The Supreme Court on Monday struggled to consider how much power the Environmental Protection Agency can exercise to limit greenhouse gas emissions from existing power plants, one of the most important cases of a term already loaded with blockbuster issues.
After two hours of oral argument, it was not clear whether a coalition of red states and the coal industry would get the restriction on the EPA’s authority that they were hoping for.
At stake is the extent of the government’s authority over “the single largest industrial source of climate pollution in our country and one of the largest sources of carbon dioxide pollution in the world,” said Vickie Patton, general counsel of the Environmental Defense Fund.
Energy-producing states and coal companies, led by West Virginia, urged the court to rule that the EPA does not have broad authority to shift the nation’s energy production away from coal-burning power plants toward cleaner sources, including solar and wind power.
That kind of public policy can be set only by Congress, not a federal agency, said Lindsay See, West Virginia’s solicitor general. She told that court that the EPA seeks “the power to reshape the nation’s energy sector by choosing which sources should exist at all and setting standard to make that happen.”
Some of the court’s conservative appeared receptive to that argument. Justice Brett Kavanaugh said Congress explicitly allowed industrywide cap-and-trade agreements to reduce acid rain but did not do so for carbon dioxide pollution. “So the EPA tried to do it through an old and ill-fitting regulation,” he said.
West Virginia also urged the court to declare that what the EPA sought to do is a major question, beyond the agency’s delegated power, just as the court ruled earlier that the FDA could not regulate cigarettes and the Centers for Disease Control could not halt evictions because of Covid.
But at least one of the court’s conservatives was skeptical of that view. “Here we’re thinking about EPA regulating greenhouse gasses. There’s a match between the regulation and the agency’s wheelhouse,” said Justice Amy Coney Barrett.
The court’s more liberal members seemed to reject another contention from the challengers, who argued that the EPA sought to do something so sweeping that it required specific congressional authorization.
“This is not a kind of regulate-to-the-end-of-the-world kind of thing,” said Justice Elena Kagan. “It clearly says that there are other constraints that have to be considered to impose reasonable limits.”
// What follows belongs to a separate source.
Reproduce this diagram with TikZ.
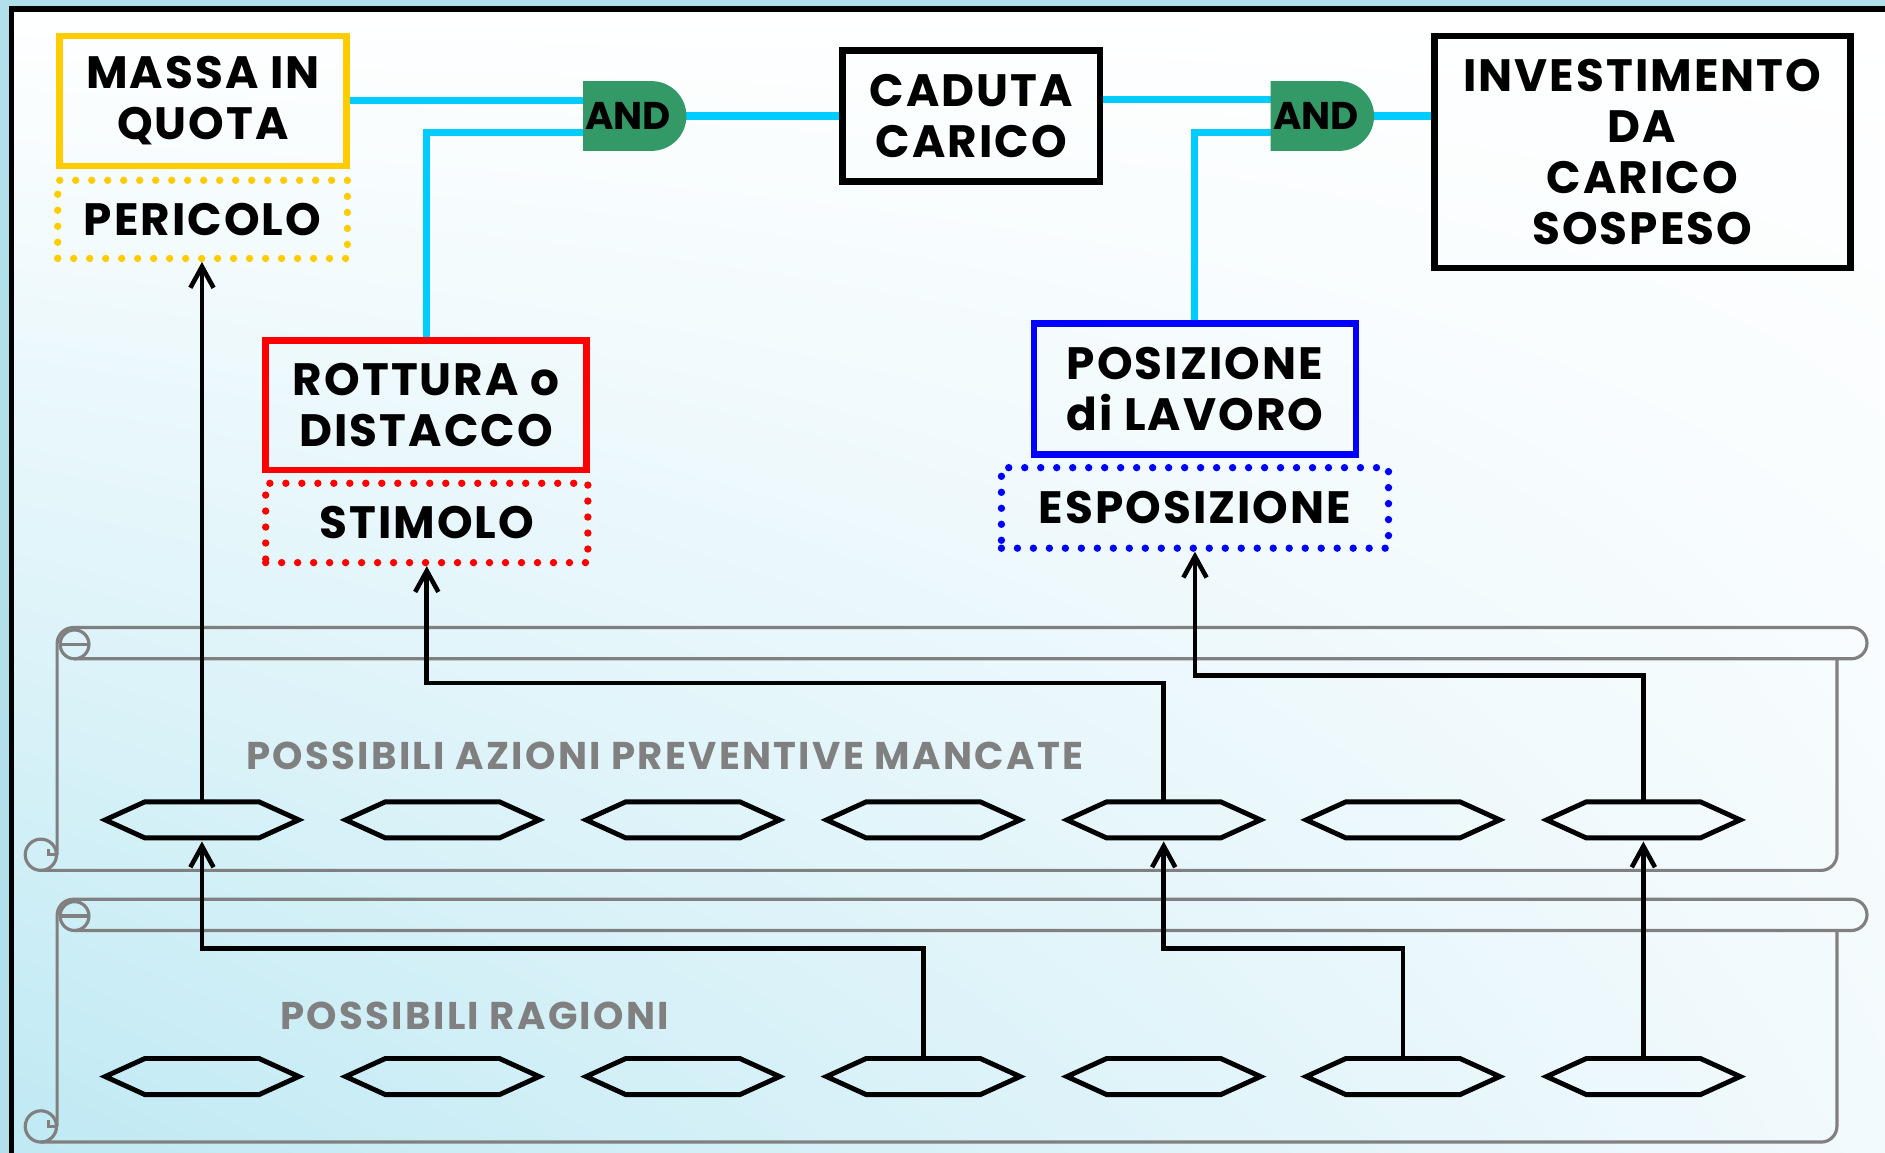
\documentclass[tikz,border=0pt]{standalone}
\usepackage{fontspec}
\setmainfont{Poppins}
\usetikzlibrary{calc,arrows.meta,shadings}
\definecolor{gold}{HTML}{FFCC00}
\definecolor{cyanline}{HTML}{00CCFF}
\definecolor{andgreen}{HTML}{339966}
\definecolor{scrollgray}{HTML}{808080}
\definecolor{edgeblue}{HTML}{B1DFEA}
\definecolor{bgcyan}{HTML}{BCE8F3}
\definecolor{bgpale}{HTML}{F3FAFD}
\def\U{0.012022cm}
\pgfdeclarelayer{bg}
\pgfdeclarelayer{lines}
\pgfsetlayers{bg,lines,main}
\newcommand\drawscroll[2]{%
  \draw[scrollline] (47.5,{#2-13}) -- (47.5,{#1+13.5}) arc[start angle=180,end angle=270,radius=13.5] -- (1540,#1) arc[start angle=-90,end angle=90,radius=13] -- (62,{#1+26});
  \draw[scrollline] (62,{#1+14}) circle[radius=12];
  \draw[scrollline] (50,{#1+14}) -- (74,{#1+14});
  \draw[scrollline,rounded corners=4.5pt] (1528,{#1+26}) -- (1528,#2) -- (34,#2);
  \draw[scrollline] (34,{#2-13}) circle[radius=13];
  \draw[scrollline] (47.5,{#2-13}) -- (40,{#2-13}) -- (40,{#2-18});
}
\newcommand\hexat[3]{%
  \node[hexcore] (#1) at (#2,#3) {};
  \draw[hexline] (#1.north west) -- (#1.north east) -- ($(#1.east)+(33,0)$) -- (#1.south east) -- (#1.south west) -- ($(#1.west)+(-33,0)$) -- cycle;
}
\begin{document}
\begin{tikzpicture}[x=0.012022cm,y=-0.012022cm,
  boxtext/.style={font=\fontsize{12.9}{14.5}\selectfont\bfseries\addfontfeature{LetterSpace=4.5}, align=center, inner sep=0pt, outer sep=0pt},
  nodebox/.style={boxtext, line width=1.9pt},
  dotbox/.style={boxtext, line width=2.1pt, dash pattern=on 0pt off 4.55pt, line cap=round},
  gate/.style={minimum width=86*\U, minimum height=58*\U, inner sep=0pt, outer sep=0pt,
    font=\fontsize{11}{13}\selectfont\bfseries,
    path picture={\fill[andgreen] (path picture bounding box.north west) -- ++(57,0) arc[start angle=-90,end angle=90,radius=29] -- (path picture bounding box.south west) -- cycle;}},
  cy/.style={draw=cyanline, line width=2pt},
  scrollline/.style={draw=scrollgray, line width=0.9pt},
  hexcore/.style={minimum width=95*\U, minimum height=30*\U, inner sep=0pt, outer sep=0pt},
  hexline/.style={draw=black, line width=1.4pt, line join=miter},
  arr/.style={draw=black, line width=1.3pt, -{Straight Barb[length=6pt,width=6.6pt]}, shorten >=1pt},
  graylabel/.style={text=scrollgray, font=\fontsize{11}{13}\selectfont\bfseries\addfontfeature{LetterSpace=6}, inner sep=0pt}
]
\useasboundingbox (0,0) rectangle (1568,959);
\clip (0,0) rectangle (1568,959);
\begin{pgfonlayer}{bg}
  \fill[edgeblue] (0,0) rectangle (1568,959);
  \shade[upper left=white, upper right=white, lower left=bgcyan, lower right=bgpale] (9.5,7.5) rectangle (1600,1000);
  \draw[line width=1.5pt] (9.5,1100) -- (9.5,7.5) -- (1700,7.5);
  \drawscroll{522}{724}
  \drawscroll{748}{950}
\end{pgfonlayer}

% top level nodes
\node[nodebox, draw=gold, minimum width=238.5*\U, minimum height=108*\U] (massa) at (168.75,84) {MASSA IN\\QUOTA};
\node[dotbox, draw=gold, minimum width=241*\U, minimum height=65*\U] (pericolo) at (168.5,182.5) {PERICOLO};
\node[gate] (and1) at (528,96.5) {AND\kern0.13cm};
\node[nodebox, draw=black, minimum width=214*\U, minimum height=109*\U] (caduta) at (808,96.5) {CADUTA\\CARICO};
\node[gate] (and2) at (1100,96.5) {AND\kern0.13cm};
\node[nodebox, draw=black, minimum width=346*\U, minimum height=193*\U] (invest) at (1366,126.5) {INVESTIMENTO\\DA\\CARICO\\SOSPESO};
\node[nodebox, draw=red, minimum width=267*\U, minimum height=108*\U] (rottura) at (354.5,337) {ROTTURA o\\DISTACCO};
\node[dotbox, draw=red, minimum width=268*\U, minimum height=66*\U] (stimolo) at (355,435) {STIMOLO};
\node[nodebox, draw=blue, minimum width=268*\U, minimum height=109*\U] (posiz) at (994,323.5) {POSIZIONE\\di LAVORO};
\node[dotbox, draw=blue, minimum width=322*\U, minimum height=67*\U] (espo) at (994,422.5) {ESPOSIZIONE};

% gray labels
\node[graylabel] (lab1) at (553,629) {POSSIBILI AZIONI PREVENTIVE MANCATE};
\node[graylabel] (lab2) at (395,845) {POSSIBILI RAGIONI};

% hexagons
\foreach \i/\x in {1/168,2/368,3/568,4/768,5/968,6/1167,7/1367} {
  \hexat{r1c\i}{\x}{682}
  \hexat{r2c\i}{\x}{895.5}
}

% cyan connectors
\coordinate (a1in1) at ($(and1.west)+(0,-13)$);
\coordinate (a1in2) at ($(and1.west)+(0,13.5)$);
\coordinate (a2in1) at ($(and2.west)+(0,-13.5)$);
\coordinate (a2in2) at ($(and2.west)+(0,13.5)$);
\begin{pgfonlayer}{lines}
  \draw[cy] (massa.east |- a1in1) -- (a1in1);
  \draw[cy] (rottura.north) |- (a1in2);
  \draw[cy] (and1.east) -- (and1.east -| caduta.west);
  \draw[cy] (caduta.east |- a2in1) -- (a2in1);
  \draw[cy] (posiz.north) |- (a2in2);
  \draw[cy] (and2.east) -- (and2.east -| invest.west);
\end{pgfonlayer}

% black arrows
\coordinate (lvl1) at (0,568);
\coordinate (lvl2) at (0,562);
\coordinate (lvl3) at (0,789);
\draw[arr] (r1c1.north) -- (r1c1.north |- pericolo.south);
\draw[arr] (r1c5.north) -- (r1c5.north |- lvl1) -| (stimolo.south);
\draw[arr] (r1c7.north) -- (r1c7.north |- lvl2) -| (espo.south);
\draw[arr] (r2c4.north) -- (r2c4.north |- lvl3) -| (r1c1.south);
\draw[arr] (r2c6.north) -- (r2c6.north |- lvl3) -| (r1c5.south);
\draw[arr] (r2c7.north) -- (r1c7.south);
\end{tikzpicture}
\end{document}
The case came before the court in an unusual posture, because the states and coal companies were not challenging any specific rule now in effect. Instead, they were contesting a federal appeals court ruling that said the EPA could issue the kind of regulations the challengers oppose.
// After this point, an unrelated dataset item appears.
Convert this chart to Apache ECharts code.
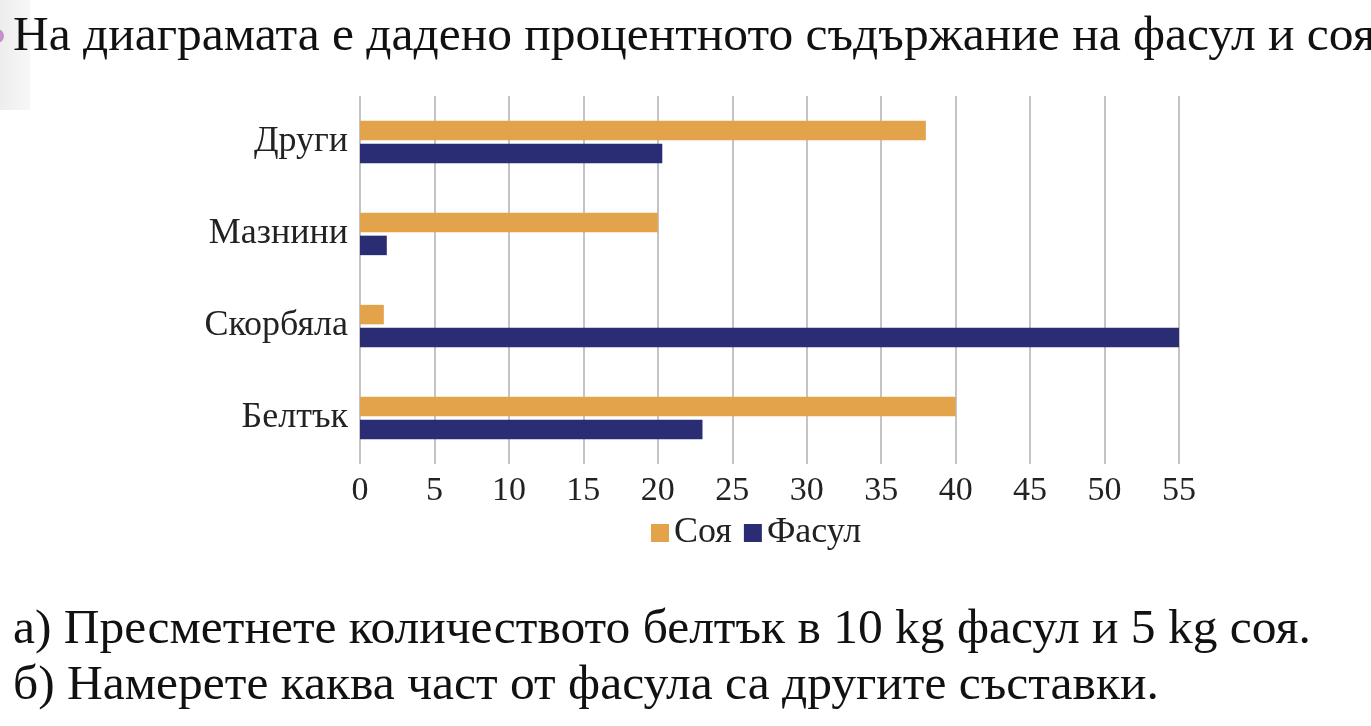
<!DOCTYPE html>
<html>
<head>
<meta charset="utf-8">
<script src="https://cdn.jsdelivr.net/npm/echarts@6/dist/echarts.min.js"></script>
<style>
  html, body { margin: 0; padding: 0; background: #fff; }
  #chart { width: 1371px; height: 726px; }
</style>
</head>
<body>
<div id="chart"></div>
<script>
// Data (percent content)
const categories = ['Белтък', 'Скорбяла', 'Мазнини', 'Други'];
const soyValues = [40, 1.6, 20, 38];
const beanValues = [23, 55, 1.8, 20.3];
const seriesNames = ['Соя', 'Фасул'];
const tickStep = 5;
const axisMax = 55;

const titleText = 'На диаграмата е дадено процентното съдържание на фасул и соя.';
const questionA = 'а) Пресметнете количеството белтък в 10 kg фасул и 5 kg соя.';
const questionB = 'б) Намерете каква част от фасула са другите съставки.';

const font = '"Liberation Serif", "DejaVu Serif", serif';
const colors = ['#E2A34A', '#2B2D74'];

const chart = echarts.init(document.getElementById('chart'));

const option = {
    animation: false,
    color: colors,
    textStyle: { fontFamily: font },
    grid: { left: 360, right: 192, top: 96, height: 368 },
    xAxis: {
        type: 'value',
        min: 0,
        max: axisMax,
        interval: tickStep,
        axisLine: { show: false },
        axisTick: { show: false },
        axisLabel: { fontSize: 34, color: '#222', margin: 10, fontFamily: font },
        splitLine: { lineStyle: { color: '#C4C4C4', width: 2 } }
    },
    yAxis: {
        type: 'category',
        data: categories,
        axisLine: { show: false },
        axisTick: { show: false },
        axisLabel: { fontSize: 36, color: '#222', margin: 12, fontFamily: font }
    },
    legend: {
        data: seriesNames,
        left: 646,
        top: 510,
        icon: 'rect',
        itemWidth: 18,
        itemHeight: 18,
        itemGap: 12,
        textStyle: { fontSize: 36, color: '#222', fontFamily: font }
    },
    series: [
        {
            name: seriesNames[0],
            type: 'bar',
            data: soyValues,
            barWidth: 19.5,
            barGap: '17%'
        },
        {
            name: seriesNames[1],
            type: 'bar',
            data: beanValues,
            barWidth: 19.5,
            barGap: '17%'
        }
    ],
    graphic: [
        // faint grey strip and purple bullet at top-left
        {
            type: 'rect', left: 0, top: 0, shape: { width: 30, height: 110 }, z: -1,
            style: {
                fill: new echarts.graphic.LinearGradient(0, 0, 1, 0, [
                    { offset: 0, color: '#EDEDED' },
                    { offset: 1, color: '#F7F7F7' }
                ])
            }
        },
        { type: 'circle', shape: { cx: -3, cy: 36, r: 7 }, style: { fill: '#C98FCB' } },
        {
            type: 'text', left: 13, top: 12,
            style: { text: titleText, font: '49.5px ' + font, fill: '#111' }
        },
        {
            type: 'text', left: 13, top: 605,
            style: { text: questionA, font: '49.5px ' + font, fill: '#111' }
        },
        {
            type: 'text', left: 13, top: 661,
            style: { text: questionB, font: '49.5px ' + font, fill: '#111' }
        }
    ]
};

chart.setOption(option);
</script>
</body>
</html>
Elizabeth Prelogar, the Justice Department’s solicitor general, said the challengers had nothing concrete to contest. “They’re not harmed by the status quo," she said. "They seek to constrain the EPA’s authority in an upcoming rulemaking,” which she said the federal courts are not allowed to do.
The legal fight began seven years ago, when the EPA under the Obama administration issued a plan for reducing carbon dioxide pollution from power plants by allowing their operators to get credit for generating more power from lower-emitting sources, such as natural gas or solar or wind energy. The coalition of states and coal companies sued, saying the Clean Air Act gave the government authority only to restrict pollution from specific power plants, not to require power companies to shift to different methods of generation.
After the Supreme Court blocked the enforcement of that rule, the EPA abandoned it and instead, under the Trump administration, proposed standards that would regulate only emissions from power plants. The relaxed restriction on greenhouse gases was then challenged by a different lineup of states and a coalition of environmental groups.
The U.S. Court of Appeals for the District of Columbia Circuit, on Donald Trump’s final day in office, struck down his administration’s revised rule. As a result, no EPA restriction currently applies to carbon pollution from existing power plants. But the appeals court ruling left the door open for the Biden administration to resurrect the EPA’s earlier approach, involving a shift to cleaner sources.
That possibility is what the coal companies and red states were asking the Supreme Court to prevent.
Jacob Roth, representing the North American Coal Corporation, told the court the that the EPA seeks the power “to effectively dictate not only the technical details of how a coal plant operates, but also the big picture policy of how the nation generates its electricity.”
But several large public utilities, including Pacific Gas & Electric Co. and Consolidated Edison, were on the Justice Department’s side.
The ability of the EPA to regulate in this area “is critical to the power companies,” said Beth Brinkmann, a lawyer representing the industry. “For years power companies have used emissions trading, generation shifting and other measures to reduce emissions while keeping the lights on at reasonable cost,” she said.
The case has also attracted interest from dozens of business and interest groups. Among companies siding with the Biden administration are Apple, Amazon, Google, Microsoft and Tesla. In a friend of the court brief, they said “both corporate and regulatory action are necessary to prevent the worst impacts of climate change.”
The court will decide the case by early July.